MORE WHITETAIL WAR MEMOIRS
By Steven E Stillwell
58,220 AMERICAN SERVICE MEMBERS LOST THEIR LIVES DURING THE VIETNAM WAR, BUT CIVILIAN CASUALTIES ON BOTH SIDES EXCEEDED 2,000,000. THE SOUTH VIETNAMESE ARMY REPORTED APPROXIMATELY 250,000 SOLDIERS KILLED IN ACTION WHILE THEIR NVA AND VIET CONG COUNTERPARTS LOST 1,100,000 FIGHTERS.
Several years ago, one of my best friends invited me to spend a week with him in Texas, in an area known as, THE GOLDEN TRIANGLE. We planned our trip during the peak of the rut, and after my arrival, I couldn’t believe all of the trophy bucks I saw. This was one of the best managed ranches I’d ever seen, and the free-ranging wildlife was incredible. There were no high fences, and my buddy wanted it this way. If he was going to kill a Boone and Crockett animal, his motto was; IT HAS TO BE A FAIR CHASE EXPERIENCE.

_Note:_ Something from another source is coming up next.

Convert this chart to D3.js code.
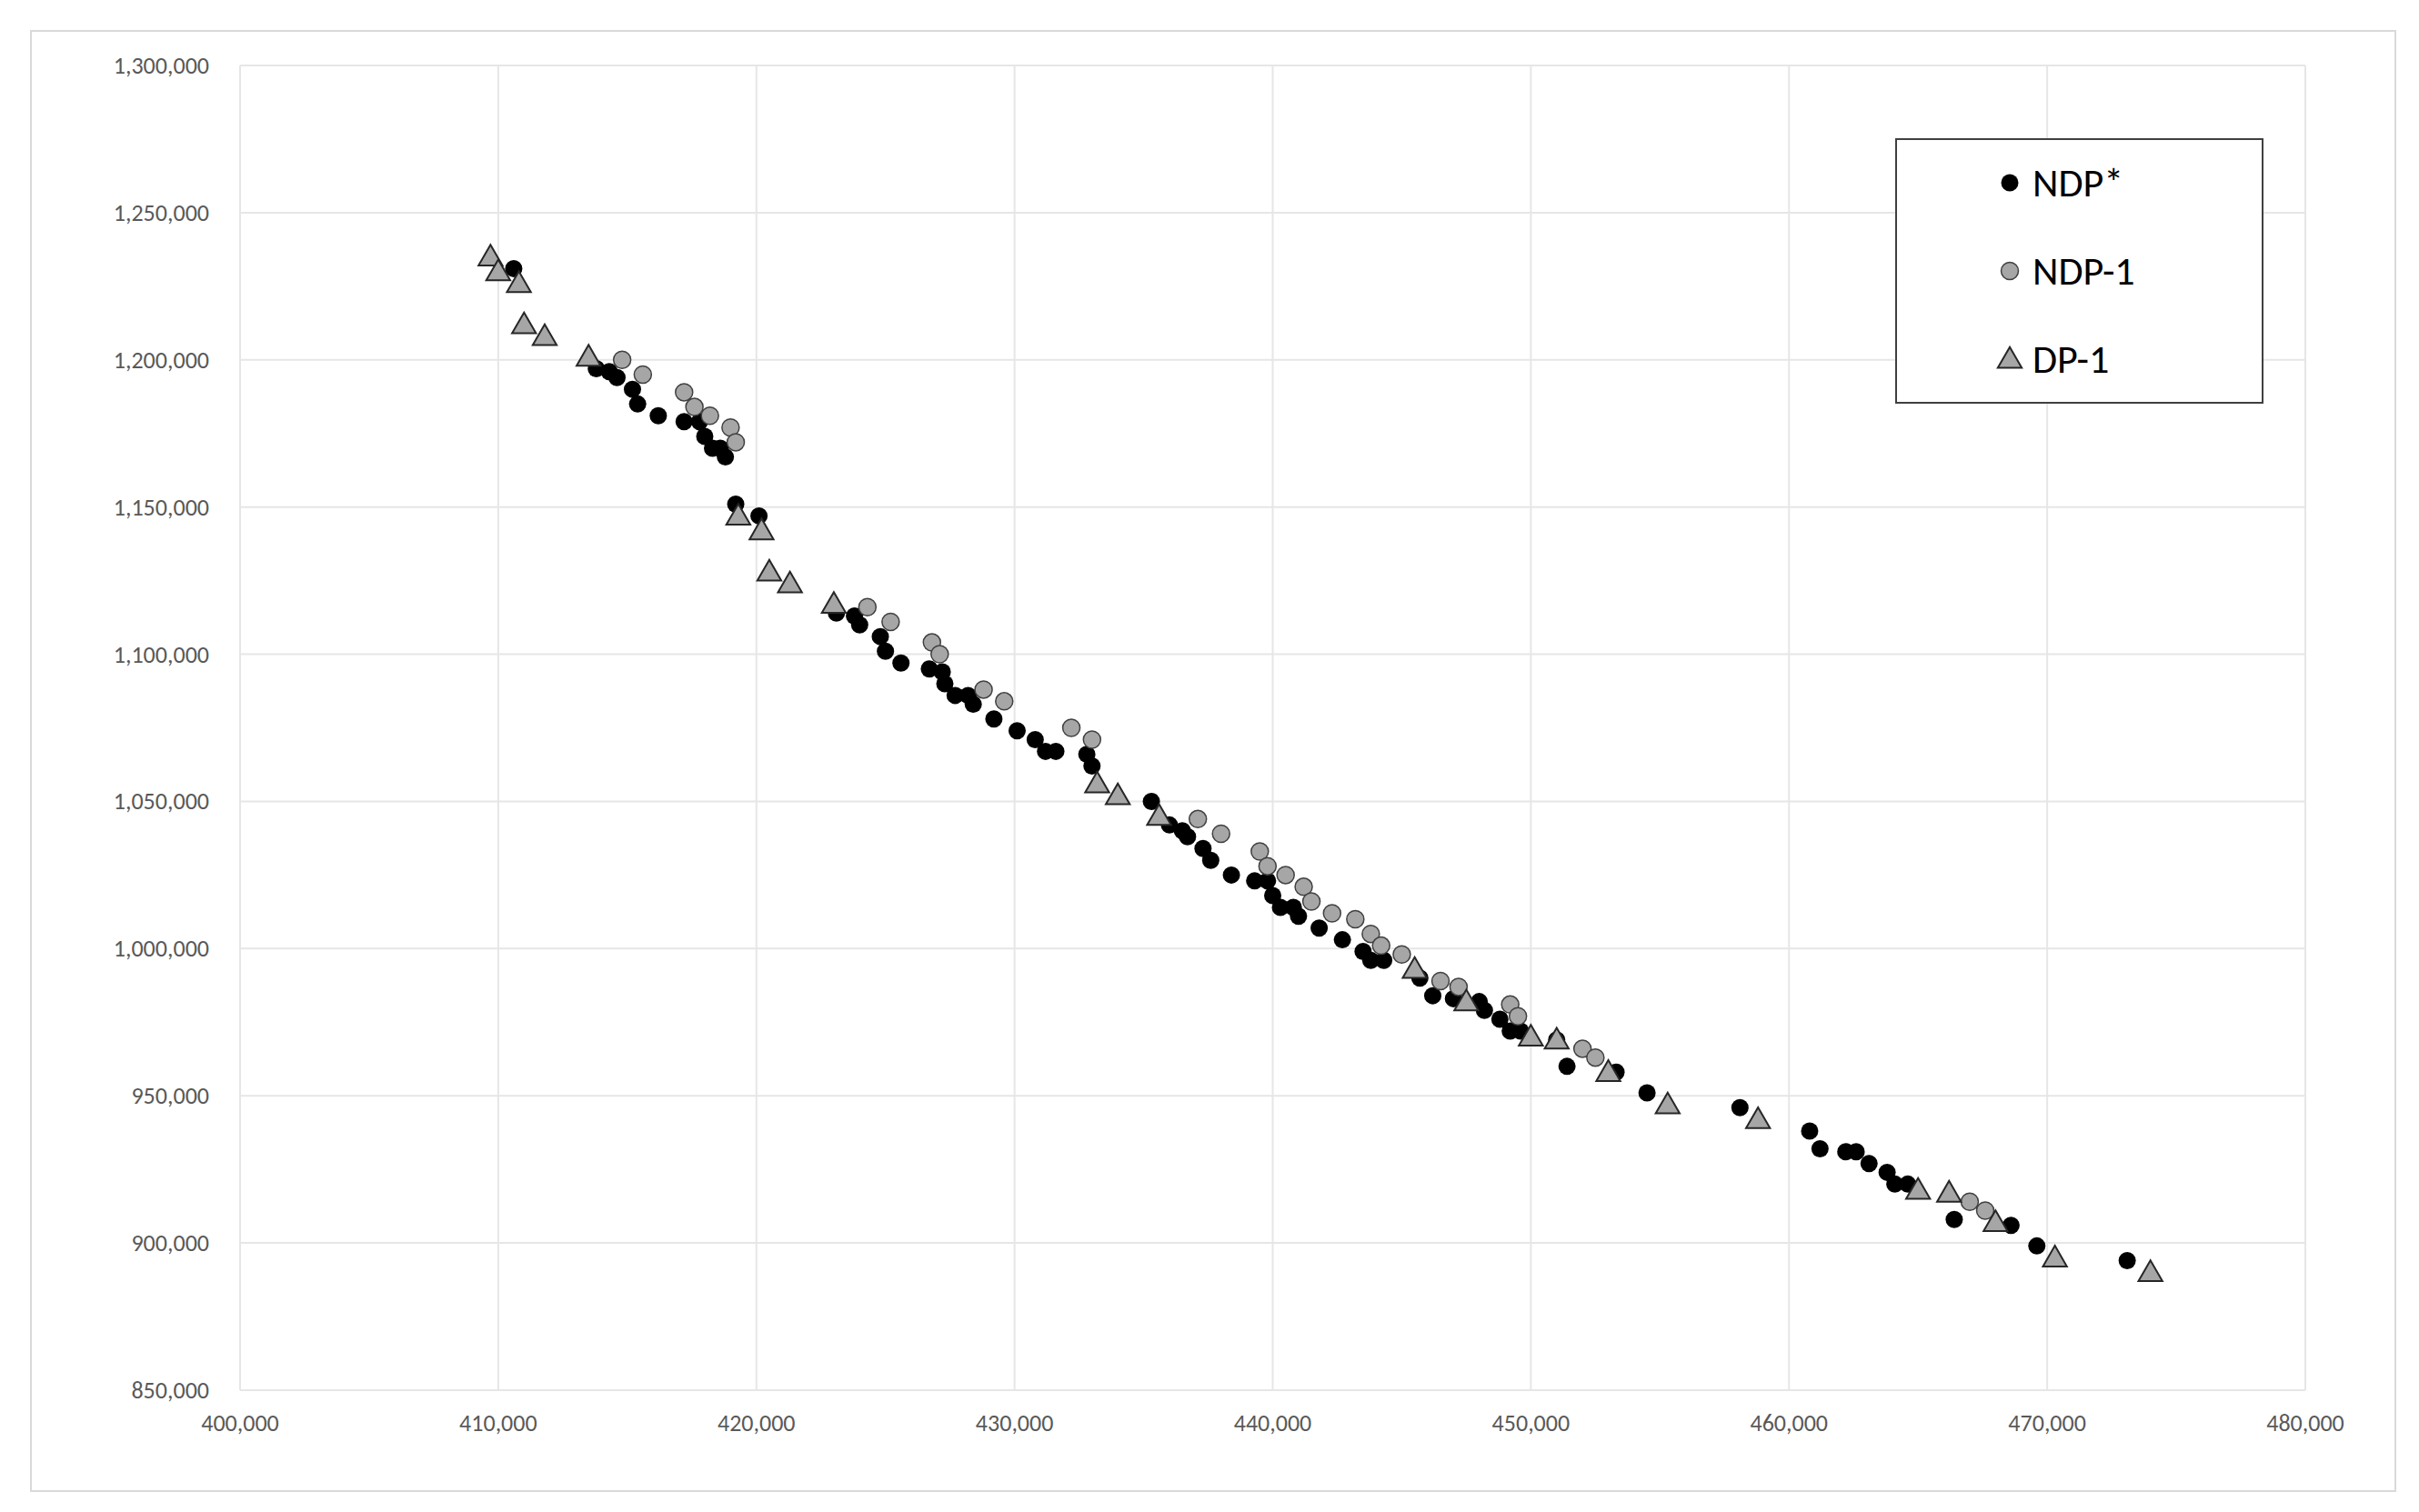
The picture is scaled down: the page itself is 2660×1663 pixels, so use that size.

PAINTED SUNRISES AND SUNSETS ARE GOD’S GIFTS TO MANKIND. Desert hunting is unique, and long-range shots are not uncommon, so your rifle better be sighted in. Three days elapsed and I was seeing more game than I’d ever seen in my life. My buddy asked me to patiently observe before shooting anything, because he wanted me to see several animals on his, NO SHOOT LIST. These were young Bucks, 10 points or more that were incredibly huge, but were still maturing, and hadn’t reached their maximum potential. Foxes, coyotes, exotics, snakes, turtles, peccaries, feral hogs, whitetails and a variety of birds were sighted almost every day from the various stands my friend shuttled me to.
On the fourth day, three additional lease holders arrived, and this is when our trip got really interesting. Sleeping accommodations weren’t a problem, because each hunting party had their own private quarters, so there was plenty of room. A beautiful fire-pit was situated in the center of these lodges, and this proved to be a rallying point in the evenings after each hunt. My attention was immediately drawn to the oldest hunter in this group, and after a quick introduction, I learned that he was a naval aviator, and we both served on the same ship, THE USS LEXINGTON CVA 16, but at different times. Mr. Gray attained the rank of Captain, and I was an enlisted man, but we had so many things in common, that we spent several hours each day sharing stories. He also liked the fact that I called him Captain, and in my opinion, he deserved this recognition, because he was an officer and a gentleman.
During one of our conversations, the Captain told me about his flight missions in Vietnam, and confided that he flew spy planes deep into enemy territory, taking top secret pictures. His jet was equipped with high-tech cameras, but no weapons and many of these reconnaissance sorties were extremely dangerous. “We couldn’t defend ourselves.” Mr. Gray also confided, “Several of my close friends were shot down and killed.” His most dangerous assignment involved talking photos of a particular NVA compound, and this was a suicide mission. Because of the mountainous terrain, there was only one avenue of approach, so they knew which direction you were coming from, and all of their antiaircraft guns were trained on this exact spot. In spite of the aviator’s protests, his commanding officer still gave the order to fly into this death-trap.
“I came in low and fast. I knew where their guns were, so I climbed and banked right before reaching this point. The sky lit-up with enemy fire. I was at the threshold of G-forces, and it was a miracle that I didn’t pass-out, because technically, I should have,” the Captain recalled. “This was the most dangerous mission I’ve ever flown, and I survived.” When he returned to base, there wasn’t a scratch on his plane.
Everyone in our hunting party took home nice, mature, management Bucks that week, and this was one of the most memorable hunts in my life. If we’ll take the time to talk to others, it’s amazing some of the things we’ll learn, and the inconceivable stories we’ll hear. Deer seasons are great, because you never know who you’re going to meet.